[Start of Data excerpt]
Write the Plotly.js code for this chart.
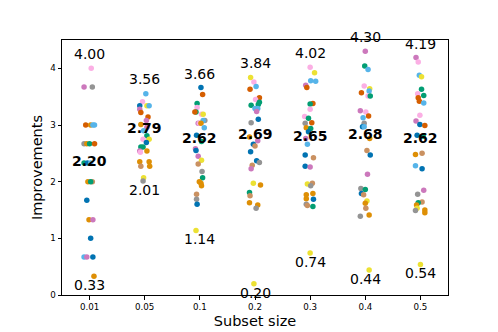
<!DOCTYPE html>
<html>
<head>
<meta charset="utf-8">
<script src="https://cdn.plot.ly/plotly-3.0.1.min.js"></script>
<style>
  html, body { margin: 0; padding: 0; background: #fff; }
  #chart { width: 498px; height: 332px; }
</style>
</head>
<body>
<div id="chart"></div>
<script>
// seaborn "colorblind" palette
const palette = ['#0173b2', '#de8f05', '#029e73', '#d55e00', '#cc78bc',
                 '#ca9161', '#fbafe4', '#949494', '#ece133', '#56b4e9'];

const subsetSizes = ['0.01', '0.05', '0.1', '0.2', '0.3', '0.4', '0.5'];

// printed labels (max / mean / min per subset size)
const maxVals  = [4.00, 3.56, 3.66, 3.84, 4.02, 4.30, 4.19];
const meanVals = [2.20, 2.79, 2.62, 2.69, 2.65, 2.68, 2.62];
const minVals  = [0.33, 2.01, 1.14, 0.20, 0.74, 0.44, 0.54];

// improvements per subset size, colour index per point, horizontal jitter
const imp001 = [4.00, 3.67, 3.67, 3.00, 3.00, 3.00, 3.00, 2.67, 2.67, 2.67, 2.67, 2.33, 2.33, 2.33,
                2.00, 2.00, 2.00, 1.67, 1.33, 1.33, 1.00, 0.67, 0.67, 0.67, 0.33];
const col001 = [6, 4, 7, 3, 1, 9, 9, 7, 1, 2, 3, 2, 0, 9, 1, 5, 2, 0, 1, 4, 0, 9, 4, 0, 1];
const jit001 = [0.03, -0.10, 0.05, -0.07, 0.02, 0.06, 0.09, -0.10, -0.05, 0.00, 0.09, -0.10, -0.04, 0.02,
                -0.03, 0.05, 0.02, -0.05, -0.01, 0.06, 0.02, -0.10, -0.05, 0.06, 0.08];

const imp005 = [3.55, 3.41, 3.34, 3.34, 3.34, 3.28, 3.22, 3.14, 3.08, 3.01, 2.96, 2.90, 2.81, 2.75,
                2.75, 2.69, 2.61, 2.61, 2.54, 2.54, 2.52, 2.35, 2.35, 2.27, 2.27, 2.07, 2.01];
const col005 = [9, 6, 0, 8, 9, 4, 3, 3, 4, 1, 4, 9, 2, 6, 8, 0, 2, 2, 4, 1, 6, 1, 1, 5, 1, 8, 7];
const jit005 = [0.02, -0.04, -0.09, 0.04, 0.08, -0.09, -0.07, 0.06, 0.03, -0.07, 0.04, -0.02, 0.04, -0.03,
                0.08, 0.03, -0.07, -0.03, -0.09, 0.04, -0.08, -0.09, 0.08, -0.07, 0.09, -0.02, -0.03];

const imp01 = [3.66, 3.54, 3.38, 3.31, 3.23, 3.23, 3.19, 3.19, 3.08, 3.08, 3.03, 3.03, 3.03, 2.95, 2.82,
               2.71, 2.58, 2.55, 2.45, 2.38, 2.31, 2.18, 2.07, 2.00, 1.97, 1.93, 1.78, 1.69, 1.60, 1.14];
const col01 = [0, 3, 2, 6, 2, 3, 6, 8, 7, 9, 4, 6, 1, 9, 0, 2, 4, 0, 4, 8, 5, 7, 2, 1, 1, 1, 5, 7, 0, 8];
const jit01 = [0.02, 0.05, -0.05, -0.05, -0.07, -0.09, 0.03, 0.06, 0.09, 0.06, -0.03, -0.01, 0.02, 0.08, -0.06,
               0.03, -0.08, -0.07, -0.03, 0.03, -0.03, 0.04, 0.05, -0.01, 0.02, 0.03, -0.06, -0.06, -0.05, -0.07];

const imp02 = [3.84, 3.76, 3.68, 3.63, 3.48, 3.45, 3.40, 3.36, 3.35, 3.29, 3.29, 3.24, 3.10, 3.04, 2.79, 2.72,
               2.66, 2.63, 2.53, 2.37, 2.34, 2.29, 2.23, 1.97, 1.94, 1.81, 1.75, 1.63, 1.59, 1.53, 0.20];
const col02 = [8, 6, 9, 3, 3, 6, 2, 2, 2, 9, 9, 4, 0, 7, 1, 4, 0, 5, 0, 0, 7, 5, 4, 8, 1, 2, 5, 1, 1, 7, 8];
const jit02 = [-0.08, -0.02, 0.02, -0.09, 0.08, 0.01, 0.08, 0.06, -0.07, 0.00, 0.05, 0.03, 0.06, -0.07, -0.10, 0.05,
               -0.03, 0.00, -0.08, 0.03, 0.08, -0.05, -0.07, -0.03, 0.10, -0.10, -0.09, -0.10, 0.05, 0.02, -0.02];

const imp03 = [4.02, 3.92, 3.78, 3.77, 3.70, 3.66, 3.38, 3.37, 3.28, 3.15, 3.12, 3.04, 3.03, 2.95, 2.94, 2.88, 2.76,
               2.66, 2.47, 2.42, 2.27, 2.26, 1.97, 1.96, 1.93, 1.79, 1.77, 1.70, 1.69, 1.60, 1.58, 1.56, 0.74];
const col03 = [6, 8, 9, 9, 4, 3, 3, 2, 6, 6, 2, 3, 7, 1, 2, 0, 4,
               9, 0, 5, 0, 4, 5, 8, 7, 1, 1, 1, 0, 7, 5, 2, 8];
const jit03 = [0.00, 0.08, 0.01, 0.10, -0.08, -0.06, 0.05, 0.00, 0.00, -0.10, -0.03, 0.03, -0.09, -0.07, 0.01, -0.03, -0.08,
               -0.05, -0.09, 0.06, -0.09, 0.00, 0.04, -0.05, 0.01, 0.05, -0.07, -0.07, 0.06, -0.07, -0.05, 0.05, 0.00];

const imp04 = [4.30, 4.04, 3.98, 3.69, 3.64, 3.60, 3.57, 3.51, 3.51, 3.25, 3.23, 3.16, 3.13, 3.03, 2.97,
               2.97, 2.76, 2.55, 2.47, 2.13, 1.88, 1.86, 1.79, 1.77, 1.66, 1.62, 1.53, 1.41, 1.39, 0.44];
const col04 = [4, 2, 9, 6, 8, 9, 3, 6, 2, 4, 6, 3, 9, 7, 0, 9, 1, 5, 0, 4, 7, 2, 0, 5, 8, 1, 5, 1, 7, 8];
const jit04 = [0.00, -0.01, 0.05, -0.02, 0.08, 0.07, -0.07, 0.05, 0.09, -0.09, 0.01, 0.06, -0.04, -0.02, -0.05,
               -0.02, 0.08, 0.03, 0.09, 0.04, -0.08, 0.00, -0.07, -0.03, 0.03, 0.00, 0.01, 0.07, -0.09, 0.07];

const imp05 = [4.19, 4.11, 3.88, 3.85, 3.63, 3.55, 3.52, 3.48, 3.42, 3.39, 3.17, 3.07, 3.01, 2.99, 2.82,
               2.80, 2.50, 2.48, 2.28, 2.23, 1.85, 1.78, 1.64, 1.63, 1.59, 1.53, 1.50, 1.49, 1.45, 0.54];
const col05 = [4, 6, 9, 8, 2, 6, 2, 3, 3, 9, 6, 4, 0, 3, 0, 2, 5, 1, 9, 0, 4, 7, 5, 2, 1, 8, 1, 7, 1, 8];
const jit05 = [-0.08, -0.04, -0.02, 0.02, 0.02, -0.05, 0.06, -0.04, -0.02, 0.06, -0.01, -0.08, -0.01, 0.08, -0.06,
               0.05, 0.03, -0.09, -0.09, 0.03, 0.06, -0.05, 0.03, -0.04, -0.07, -0.06, 0.08, -0.09, 0.08, 0.00];

const columns = [
  [imp001, col001, jit001],
  [imp005, col005, jit005],
  [imp01, col01, jit01],
  [imp02, col02, jit02],
  [imp03, col03, jit03],
  [imp04, col04, jit04],
  [imp05, col05, jit05],
];

const traces = columns.map(([vals, cols, jit], i) => ({
  x: vals.map((_, k) => i + jit[k]),
  y: vals,
  type: 'scatter',
  mode: 'markers',
  marker: { size: 5.5, color: cols.map(c => palette[c]) },
  hoverinfo: 'y',
  showlegend: false
}));

const font = 'DejaVu Sans, sans-serif';
const annotations = [];
subsetSizes.forEach((_, i) => {
  annotations.push({
    x: i, y: maxVals[i], text: maxVals[i].toFixed(2), showarrow: false,
    xanchor: 'center', yanchor: 'bottom', yshift: 4,
    font: { family: font, size: 14, color: '#000' }
  });
  annotations.push({
    x: i, y: meanVals[i], text: '<b>' + meanVals[i].toFixed(2) + '</b>', showarrow: false,
    xanchor: 'center', yanchor: 'bottom', yshift: -1,
    font: { family: font, size: 14, color: '#000' }
  });
  annotations.push({
    x: i, y: minVals[i], text: minVals[i].toFixed(2), showarrow: false,
    xanchor: 'center', yanchor: 'bottom', yshift: -19,
    font: { family: font, size: 14, color: '#000' }
  });
});

const layout = {
  width: 498,
  height: 332,
  margin: { l: 62, r: 50, t: 40, b: 37 },
  paper_bgcolor: '#fff',
  plot_bgcolor: '#fff',
  font: { family: font, color: '#000' },
  xaxis: {
    range: [-0.5, 6.5],
    tickmode: 'array',
    tickvals: subsetSizes.map((_, i) => i),
    ticktext: subsetSizes,
    tickfont: { size: 8.7 },
    ticks: 'outside', ticklen: 3.5, tickwidth: 1, tickcolor: '#000',
    showline: true, mirror: true, linecolor: '#000', linewidth: 1,
    showgrid: false, zeroline: false,
    title: { text: 'Subset size', font: { size: 14.5 }, standoff: 4 }
  },
  yaxis: {
    range: [0, 4.5],
    tickvals: [0, 1, 2, 3, 4],
    tickfont: { size: 8.7 },
    ticks: 'outside', ticklen: 3.5, tickwidth: 1, tickcolor: '#000',
    showline: true, mirror: true, linecolor: '#000', linewidth: 1,
    showgrid: false, zeroline: false,
    title: { text: 'Improvements', font: { size: 14.5 }, standoff: 4 }
  },
  annotations: annotations
};

Plotly.newPlot('chart', traces, layout, { displayModeBar: false, staticPlot: true });
</script>
</body>
</html>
[End of Data excerpt]
> **Request**: Leave out any pictures and return exactly the lines from the beginning of the data through the line with "0.74, 0.44, 0.54];", inclusive.

> **The reply**:
Write the Plotly.js code for this chart.
<!DOCTYPE html>
<html>
<head>
<meta charset="utf-8">
<script src="https://cdn.plot.ly/plotly-3.0.1.min.js"></script>
<style>
  html, body { margin: 0; padding: 0; background: #fff; }
  #chart { width: 498px; height: 332px; }
</style>
</head>
<body>
<div id="chart"></div>
<script>
// seaborn "colorblind" palette
const palette = ['#0173b2', '#de8f05', '#029e73', '#d55e00', '#cc78bc',
                 '#ca9161', '#fbafe4', '#949494', '#ece133', '#56b4e9'];

const subsetSizes = ['0.01', '0.05', '0.1', '0.2', '0.3', '0.4', '0.5'];

// printed labels (max / mean / min per subset size)
const maxVals  = [4.00, 3.56, 3.66, 3.84, 4.02, 4.30, 4.19];
const meanVals = [2.20, 2.79, 2.62, 2.69, 2.65, 2.68, 2.62];
const minVals  = [0.33, 2.01, 1.14, 0.20, 0.74, 0.44, 0.54];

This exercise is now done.